Après avoir été débouté par le Cour d’appel de Colmar par un arrêt du 3 mai 2017, l’Emprunteur forme un pourvoi qui est rejeté au motif que :

 

« Mais attendu que l’arrêt relève qu’il était expressément convenu dans le contrat que le risque de change serait supporté en totalité par l’emprunteur, conformément aux dispositions de la réglementation des changes, et qu’en conséquence, le prêt ne pourrait faire l’objet d’une couverture du risque de change par achat à terme par l’emprunteur que dans la mesure où la réglementation des changes l’autoriserait, et que l’emprunteur reconnaissait avoir été informé par le prêteur du risque particulier lié à ce type de prêt, notamment par la notice d’information sur le prêt en devises qui était annexée au contrat ;

 

qu’il retient que la disposition relative au risque de change avait pour seul objet d’attirer l’attention de l’emprunteur sur le fait qu’il devrait intégralement supporter le risque en cas d’évolution défavorable du taux de change, mais qu’elle ne crée en elle-même aucun déséquilibre significatif entre le prêteur et l’emprunteur, dès lors qu’elle ne met pas à la seule charge de celui-ci toute évolution du taux de change ;

 

(…)

 

qu’il ne résulte pas des éléments de droit et de fait débattus devant elle que l’emprunteur aurait formulé des prétentions ou des moyens relatifs à la clause portant intérêts conventionnels ou à celle stipulant les commissions de change

 

(…)

 

que, n’étant saisie d’aucune demande relative à la clause de paiement en monnaie étrangère, elle n’était pas tenue de relever, au besoin d’office, la nullité d’une telle clause »

 

Si la documentation contractuelle et notamment la notice d’information du contrat de prêt annexée au contrat permet de démontrer le respect du devoir d’information, de conseil et de mise en garde du banquier, la présence de clause abusive dans ce contrat n’est pas aussi évidente.

 

En particulier, si l’on s’intéresse à la devise du prêt qui était en l’espèce libellé en francs suisses, mais remboursable uniquement en francs suisses.

 

Or, l’article L. 1343-3 du Code de la consommation prévoit que :

 

« Le paiement, en France, d’une obligation de somme d’argent s’effectue en euros.

 

Toutefois, le paiement peut avoir lieu en une autre monnaie si l’obligation ainsi libellée procède d’une opération à caractère international ou d’un jugement étranger.
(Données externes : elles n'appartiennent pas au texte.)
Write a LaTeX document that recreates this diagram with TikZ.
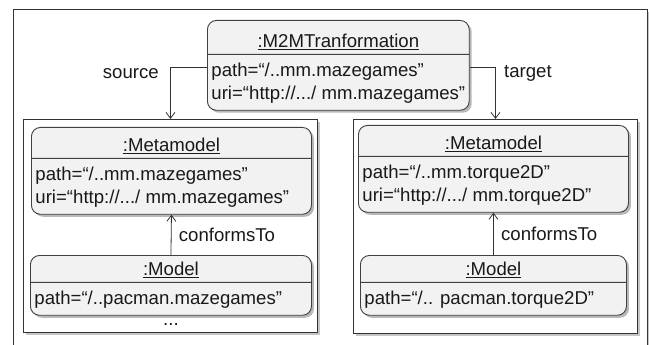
\documentclass[tikz,border=0pt]{standalone}
\usepackage{fontspec}
\setmainfont{Liberation Sans}
\usepackage{tikz}
\usetikzlibrary{shapes,arrows,arrows.meta,shadows}
\tikzstyle{object} = [rectangle split, rectangle split parts=2, rectangle split part align={center,left}, align=left, draw=black!75, line width=0.9pt, fill=gray!10, text=black!90, rounded corners=9pt, inner xsep=4pt, inner ysep=0pt, anchor=north west, drop shadow={shadow xshift=2.5pt, shadow yshift=-2.5pt, fill=black!55}]
\tikzstyle{frame} = [rectangle, draw=black!80, line width=0.9pt, fill=white, inner sep=0pt, anchor=north west, drop shadow={shadow xshift=2.5pt, shadow yshift=-2.5pt, fill=black!45}]
\tikzstyle{line} = [draw, black!80, line width=0.8pt, -{Straight Barb[length=6pt,width=9pt]}]
\newcommand{\objname}[2]{\rule[-6pt]{0pt}{#1pt}\underline{#2}}
\newcommand{\firstattr}{\rule{0pt}{22pt}}
\newcommand{\lastattr}{\rule[-10pt]{0pt}{10pt}}

\begin{document}
\begin{tikzpicture}[x=1pt, y=-1pt, font=\fontsize{18.6}{23}\selectfont]
\useasboundingbox (0,0) rectangle (649,345);
\node [frame, minimum width=634pt, minimum height=360pt] (canvas) at (13,9) {};

\node [object, minimum width=260pt] (m2m) at (207,20) {\objname{33}{:M2MTranformation}
  \nodepart{two}\firstattr path=“/..mm.mazegames”\\uri=“http://.../ mm.mazegames”\lastattr};

\node [frame, minimum width=294pt, minimum height=213pt] (mmleft) at (23,119) {};
\node [frame, minimum width=284pt, minimum height=214pt] (mmright) at (353,119) {};
\path [line] ([yshift=-2pt]m2m.west) -| (mmleft.north) node [pos=0.5, left=8pt, yshift=-6pt, text=black!90] {source};
\path [line] ([yshift=-2pt]m2m.east) -| (mmright.north) node [pos=0.5, right=5pt, yshift=-6pt, text=black!90] {target};

% left side
\node [object, minimum width=280pt] (metaleft) at (31,127) {\objname{30}{:Metamodel}
  \nodepart{two}\firstattr path=“/..mm.mazegames”\\uri=“http://.../ mm.mazegames”\lastattr};
\node [object, minimum width=281pt] (modleft) at (30,255) {\objname{26}{:Model}
  \nodepart{two}\firstattr path=“/..pacman.mazegames”\lastattr};
\path [line] (modleft.north) -- (metaleft.south) node [midway, right=4pt, text=black!90] {conformsTo};
\node [anchor=base, text=black!90] (moredots) at (171,325) {...};

% right side
\node [object, minimum width=270pt] (metaright) at (358,125) {\objname{30}{:Metamodel}
  \nodepart{two}\firstattr path=“/..mm.torque2D”\\uri=“http://.../ mm.torque2D”\lastattr};
\node [object, minimum width=266pt] (modright) at (360,255) {\objname{26}{:Model}
  \nodepart{two}\firstattr path=“/.. pacman.torque2D”\lastattr};
\path [line] (modright.north) -- (metaright.south) node [midway, right=4pt, text=black!90] {conformsTo};
\end{tikzpicture}
\end{document}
Les parties peuvent convenir que le paiement aura lieu en devise s’il intervient entre professionnels, lorsque l’usage d’une monnaie étrangère est communément admis pour l’opération concernée ».

 

Par ailleurs, l’article L. 313-64 du Code de la consommation prévoit que :

 

« Les emprunteurs ne peuvent contracter de prêts libellés dans une devise autre que l’euro, remboursables en euros ou dans la devise concernée, que s’ils déclarent percevoir principalement leurs revenus ou détenir un patrimoine dans cette devise au moment de la signature du contrat de prêt, excepté si le risque de change n’est pas supporté par l’emprunteur.

 

 Au plus tard à l’émission de l’offre de prêt, le prêteur informe l’emprunteur des risques inhérents à un tel contrat de prêt et des possibilités éventuelles de conversion des remboursements en euros en cours de prêt leur sont précisées.

 

 Un décret en Conseil d’Etat précise les conditions d’application du présent article ».

 

En l’espèce, l’Emprunteur percevait la totalité de ses revenus en euros…

 

Ainsi, sur le grief des clauses abusives, la Cour de cassation semble avoir suivi la jurisprudence européenne[1]. En effet, la clause prévoyant les modalités du remboursement d’un prêt touche clairement l’objet principal du contrat en ce qu’il s’agit de la mise à disposition des fonds et non la manière dont sont calculées et payées les mensualités de remboursement. Par conséquent, les règles relatives aux clauses abusives ne sauraient trouver à s’appliquer sauf à ce que les clauses en question ne soient pas rédigées de façon claire et compréhensible.